Combined with the severe, cystic acne that I suffered from on my face, it left me with a distorted sense of shame and a tendency to want to hide my face away from the bright lights of the world, whether they come from an overhead dressing room light, glare of the subway car fluorescents or enveloping sunlight that bathes your face with soothing comfort, which, in my case, was anything but. As you grow older, you learn to cope and function fairly normally in social settings but the self-distortion never leaves you.
All this rumination has led me to question whether I suffer from a type of facial dysmorphia that is caused by the mental dissonance between what you look like and what all the others look like in your community when growing up. Besides my immediate family, I literally had no one around me that looked like me. These days, you have K-pop stars all over the world with their beauty and talent clearly visible, but, back then, the Asian look was something you only saw on magazine pages as an exotic afterthought.
I also wonder whether the prevalence of facial dysmorphia is higher among minority kids who grow up embedded in a society where the majority doesn't look like them. If so, what does that mean for the increasing number of Korean kids who don't look traditionally Korean? With a significant percentage of kids being born to Korean and Southeast Asian parents, probably to less affluent and rural households, what are these kids going through? How about all the other hyphenated Koreans? Are they growing up as strangers in a familiar land?

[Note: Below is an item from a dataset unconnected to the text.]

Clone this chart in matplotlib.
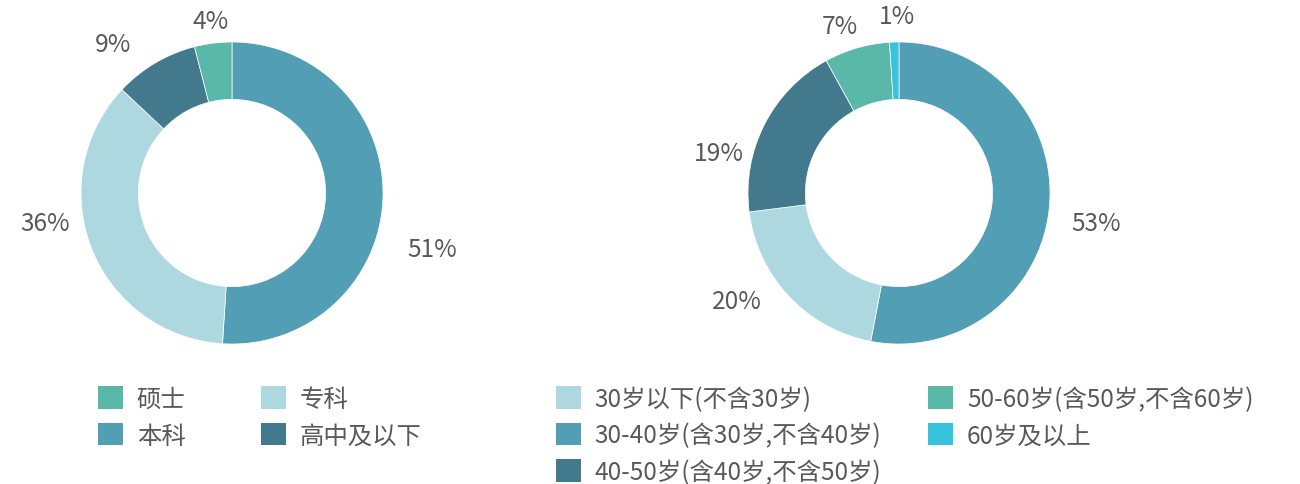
import numpy as np
import matplotlib.pyplot as plt
from matplotlib.patches import Patch

plt.rcParams['font.family'] = ['Noto Sans CJK SC', 'DejaVu Sans']

# education (legend order)
edu_labels = ['硕士', '本科', '专科', '高中及以下']
edu_share = [4, 51, 36, 9]
edu_colors = ['#5AB8A9', '#519EB5', '#ADD8E0', '#43798C']
edu_order = [1, 2, 3, 0]   # clockwise from 12 o'clock

# age groups (legend order)
age_labels = ['30岁以下(不含30岁)', '30-40岁(含30岁,不含40岁)', '40-50岁(含40岁,不含50岁)',
              '50-60岁(含50岁,不含60岁)', '60岁及以上']
age_share = [20, 53, 19, 7, 1]
age_colors = ['#ADD8E0', '#519EB5', '#43798C', '#5AB8A9', '#35C4DC']
age_order = [1, 0, 2, 3, 4]

W, H = 1300, 485
TXT = '#595959'
FS = 17.6

fig = plt.figure(figsize=(W / 100, H / 100), dpi=100)


def donut(cx, cy, R, shares, colors, order, nudge, lrad):
    span = 1.6
    ax = fig.add_axes([(cx - span * R) / W, (H - cy - span * R) / H,
                       2 * span * R / W, 2 * span * R / H])
    vals = [shares[i] for i in order]
    cols = [colors[i] for i in order]
    wedges, _ = ax.pie(vals, colors=cols, startangle=90, counterclock=False, radius=1,
                       wedgeprops=dict(width=0.38, edgecolor='white', linewidth=0.5))
    ax.set_xlim(-span, span)
    ax.set_ylim(-span, span)
    ax.axis('off')
    # label placement follows the original (hand-nudged around each slice)
    for w, v, d, r in zip(wedges, vals, nudge, lrad):
        a = np.deg2rad((w.theta1 + w.theta2) / 2 + d)
        ax.text(r * np.cos(a), r * np.sin(a), f'{v}%', ha='center', va='center',
                fontsize=FS, color=TXT)
    return ax


donut(232, 194, 151, edu_share, edu_colors, edu_order,
      nudge=[-13.8, -12.5, 8, 0], lrad=[1.375, 1.254, 1.26, 1.15])
donut(899, 194, 151, age_share, age_colors, age_order,
      nudge=[-3.4, -9.5, 14.6, 3.2, -1], lrad=[1.32, 1.29, 1.22, 1.17, 1.17])

common = dict(ncol=2, loc='upper left', frameon=False, fontsize=FS, handlelength=1.03,
              handleheight=1.03, handletextpad=0.55, labelspacing=0.43, borderpad=0,
              borderaxespad=0, labelcolor=TXT)
fig.legend([Patch(facecolor=c, edgecolor='none') for c in edu_colors], edu_labels,
           bbox_to_anchor=(98 / W, 1 - 387 / H), columnspacing=3.09, **common)
fig.legend([Patch(facecolor=c, edgecolor='none') for c in age_colors], age_labels,
           bbox_to_anchor=(556 / W, 1 - 387 / H), columnspacing=1.92, **common)

fig.savefig('out.png', dpi=100)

I always thought that age would bring me relief and that I would eventually be comfortable in my own skin. Unfortunately, it's more like a temporary armistice than a full peace treaty. Whenever I take a photo and look at myself, I recognize the face as if I am looking at a random face that I encountered a long time ago somewhere far away. There is no sense of ownership over my own face. There is no familiarity. There certainly is no comfort. But, then again, there is no discomfort except for a distant, muted dullness to my vision when looking at myself.
It's not a matter of vanity. There is no self-judgment over its beauty or ugliness. At this point, there is no self-distortion of what I look like, nor even an interest in examining the face closely. It's literally that I am a stranger in my own skin. Or more accurately, my face is a stranger to me because I don't seem to have a deep, foundational relationship with what I look like, fatigued by the constant attempt to reconcile the dissonance of my self-image that might have been created by the unique circumstances of my upbringing. I look at myself, but I can't see me.